On a visit to the site on August 18, transport minister Hon David Parker said he was advised that the project would be delivered “on budget” at $50m.
But just three months ago, it was estimated that the bridge would cost between $30-$40m.
He wasn’t aware as to why the costs had increased, but said Waka Kotahi New Zealand Transport Agency was “pulling out all the stops” to get the bridge constructed “as soon as possible”.
He said people were working at the Kōpū-Hikuai slip site roughly 20 hours a day, while off-site construction was operating 24/7.
“Everyone’s doing their utmost to bring it in early, but they’re promising it’ll be [built] by March.”

A bridge was confirmed as the best option to fix SH25a back in May – as opposed to a bypass or a rebuild – based on its ability to reconnect Coromandel’s communities quickly and resiliently.

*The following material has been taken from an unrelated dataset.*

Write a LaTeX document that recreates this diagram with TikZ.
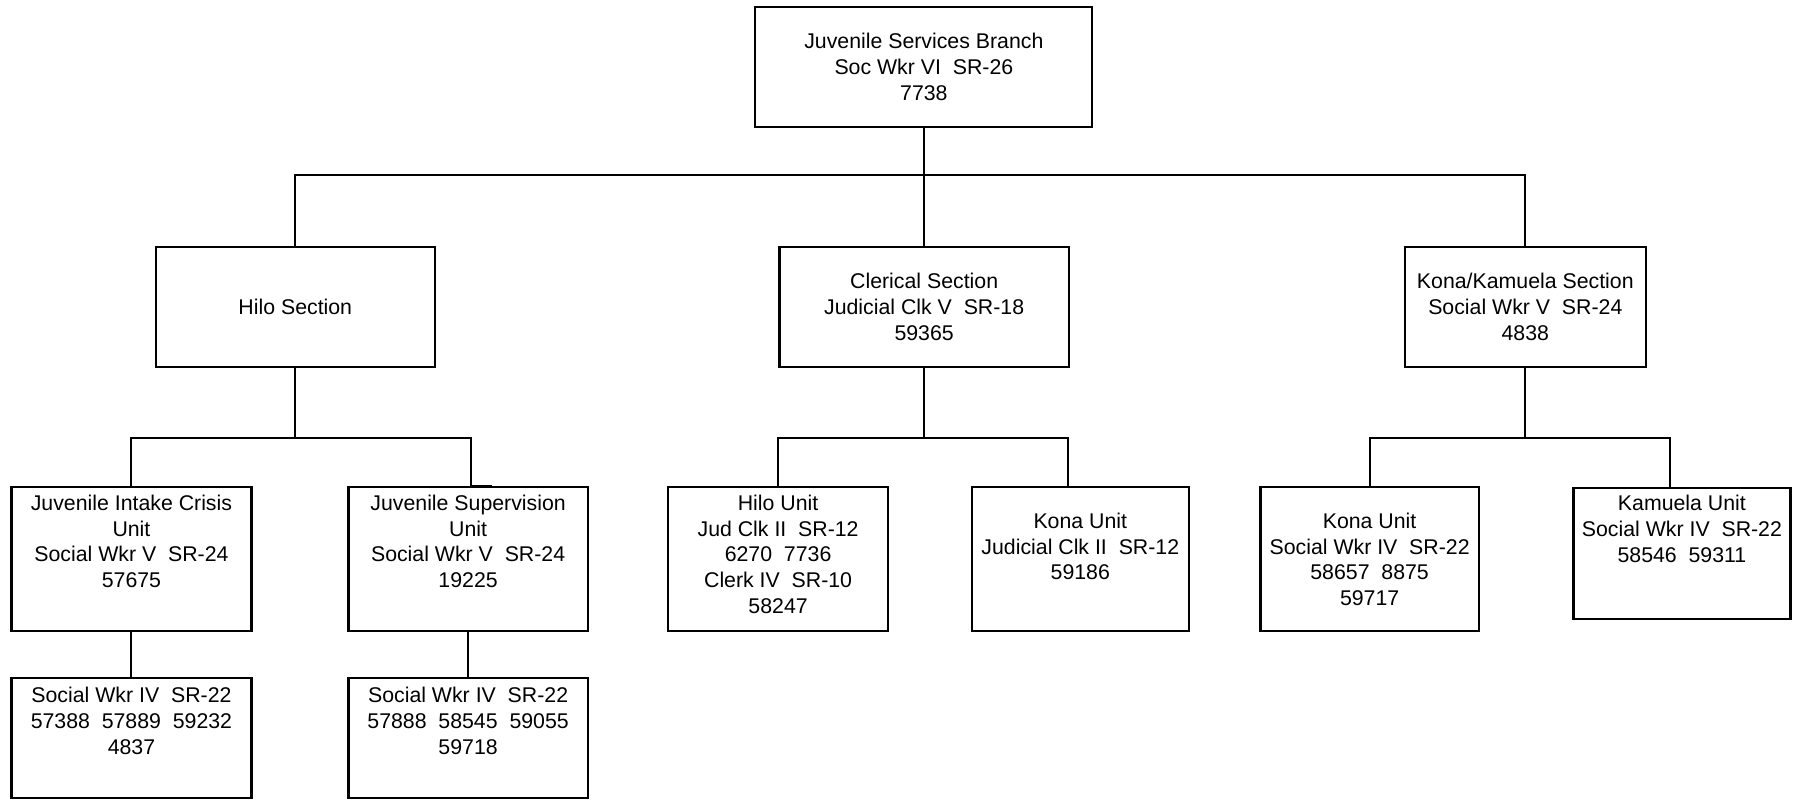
\documentclass[tikz,border=0pt]{standalone}
\usepackage{fontspec}
\setmainfont{Liberation Sans}
\begin{document}
\begin{tikzpicture}[x=0.5pt,y=-0.5pt,
  box/.style={draw,line width=1.1pt,inner sep=0pt,rectangle},
  lbl/.style={align=center,inner sep=0pt,font=\fontsize{10.65pt}{12.9pt}\selectfont},
  conn/.style={line width=1pt}]
\useasboundingbox (0,0) rectangle (1798,800);
% boxes
\node[box,minimum width=168.5pt,minimum height=60pt] (top) at (923.85,66.7) {};
\node[box,minimum width=139.7pt,minimum height=60.15pt] (hilosec) at (295.3,306.85) {};
\node[box,minimum width=144.65pt,minimum height=60.15pt] (cler) at (924.15,306.85) {};
\node[box,minimum width=120.7pt,minimum height=60.15pt] (kks) at (1525.3,306.85) {};
\node[box,minimum width=119.95pt,minimum height=72pt] (jic) at (131.45,558.7) {};
\node[box,minimum width=119.7pt,minimum height=72pt] (js) at (468.1,558.7) {};
\node[box,minimum width=109.9pt,minimum height=72pt] (hu) at (778.1,558.7) {};
\node[box,minimum width=108.5pt,minimum height=72pt] (kuc) at (1080.3,558.7) {};
\node[box,minimum width=109.1pt,minimum height=72pt] (kus) at (1369.6,558.7) {};
\node[box,minimum width=108.5pt,minimum height=65.8pt] (kam) at (1681.9,553.5) {};
\node[box,minimum width=119.95pt,minimum height=59.85pt] (sub1) at (131.45,738.15) {};
\node[box,minimum width=119.7pt,minimum height=59.85pt] (sub2) at (468.1,738.15) {};
% texts
\node[lbl] (topt) at (923.85,66.7) {Juvenile Services Branch\\Soc Wkr VI\ \ SR-26\\7738};
\node[lbl] (hilosect) at (295.3,306.7) {Hilo Section};
\node[lbl] (clert) at (924.15,306.7) {Clerical Section\\Judicial Clk V\ \ SR-18\\59365};
\node[lbl] (kkst) at (1525.3,306.7) {Kona/Kamuela Section\\Social Wkr V\ \ SR-24\\4838};
\node[lbl] (jict) at (131.45,541.4) {Juvenile Intake Crisis\\Unit\\Social Wkr V\ \ SR-24\\57675};
\node[lbl] (jst) at (468.1,541.4) {Juvenile Supervision\\Unit\\Social Wkr V\ \ SR-24\\19225};
\node[lbl] (hut) at (778.1,554.3) {Hilo Unit\\Jud Clk II\ \ SR-12\\6270\ \ 7736\\Clerk IV\ \ SR-10\\58247};
\node[lbl] (kuct) at (1080.3,546.5) {Kona Unit\\Judicial Clk II\ \ SR-12\\59186};
\node[lbl] (kust) at (1369.6,559.4) {Kona Unit\\Social Wkr IV\ \ SR-22\\58657\ \ 8875\\59717};
\node[lbl] (kamt) at (1681.9,529.1) {Kamuela Unit\\Social Wkr IV\ \ SR-22\\58546\ \ 59311};
\node[lbl] (sub1t) at (131.45,720.8) {Social Wkr IV\ \ SR-22\\57388\ \ 57889\ \ 59232\\4837};
\node[lbl] (sub2t) at (468.1,720.8) {Social Wkr IV\ \ SR-22\\57888\ \ 58545\ \ 59055\\59718};
% connectors
\coordinate (bus1) at (0,174.7);
\coordinate (bus2) at (0,438.3);
\coordinate (jsc) at (470.7,438.3);
\coordinate (kcc) at (1068.2,438.3);
\coordinate (kmc) at (1669.8,438.3);
\draw[conn] (top.south) -- (top.south |- cler.north);
\draw[conn] (hilosec.north) -- (hilosec.north |- bus1) -- (kks.north |- bus1) -- (kks.north);
\draw[conn] (hilosec.south) -- (hilosec.south |- bus2);
\draw[conn] (jic.north) -- (jic.north |- bus2) -- (jsc) -- (jsc |- js.north) -- ++(21.6,0);
\draw[conn] (cler.south) -- (cler.south |- bus2);
\draw[conn] (hu.north) -- (hu.north |- bus2) -- (kcc) -- (kcc |- kuc.north);
\draw[conn] (kks.south) -- (kks.south |- bus2);
\draw[conn] (kus.north) -- (kus.north |- bus2) -- (kmc) -- (kmc |- kam.north);
\draw[conn] (jic.south) -- (sub1.north);
\draw[conn] (js.south) -- (sub2.north);
\end{tikzpicture}
\end{document}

Hugh Milliken, project director for successful tenderers McConnell Dowell and Fulton Hogan, said the work being undertaken at the slip site was “fairly straightforward”.
“We are trying to keep this as simple as we can. We are literally stabilising the ground and sorting the water out. That’s water from the sky, water across the hill, and water from the hill – getting that captured so we’ve got control of it.
“This really is a preparation site,” he said. “As quickly as we can, we want to turn this into an assembly project, so that when the bridge arrives, we will assemble it, that’s the goal, and we’re only probably a few weeks away from that.”
Thames-Coromandel Mayor Len Salt said to see the project in its current stage was “really good for our communities”.
“We’re looking forward to getting this done and open again,” he said. “It’s been tough on so many levels… We just appreciate the fact that we’ve got things moving and the support is there. There’s this sense of a light at the end of the tunnel,” he said, “or, light at the end of the bridge.”
Earlier this month, contractors were able to install the seismic casings at the eastern abutment of the new 124-metre bridge. The pipes surround three piles near the surface and provide space for them to move in an earthquake.
The recent drier conditions also saw good progress on work to stabilise and drain the slip-face. The transport agency said a specialist crew had begun installing the 250 soil nails that would be driven into the slip face to stabilise it.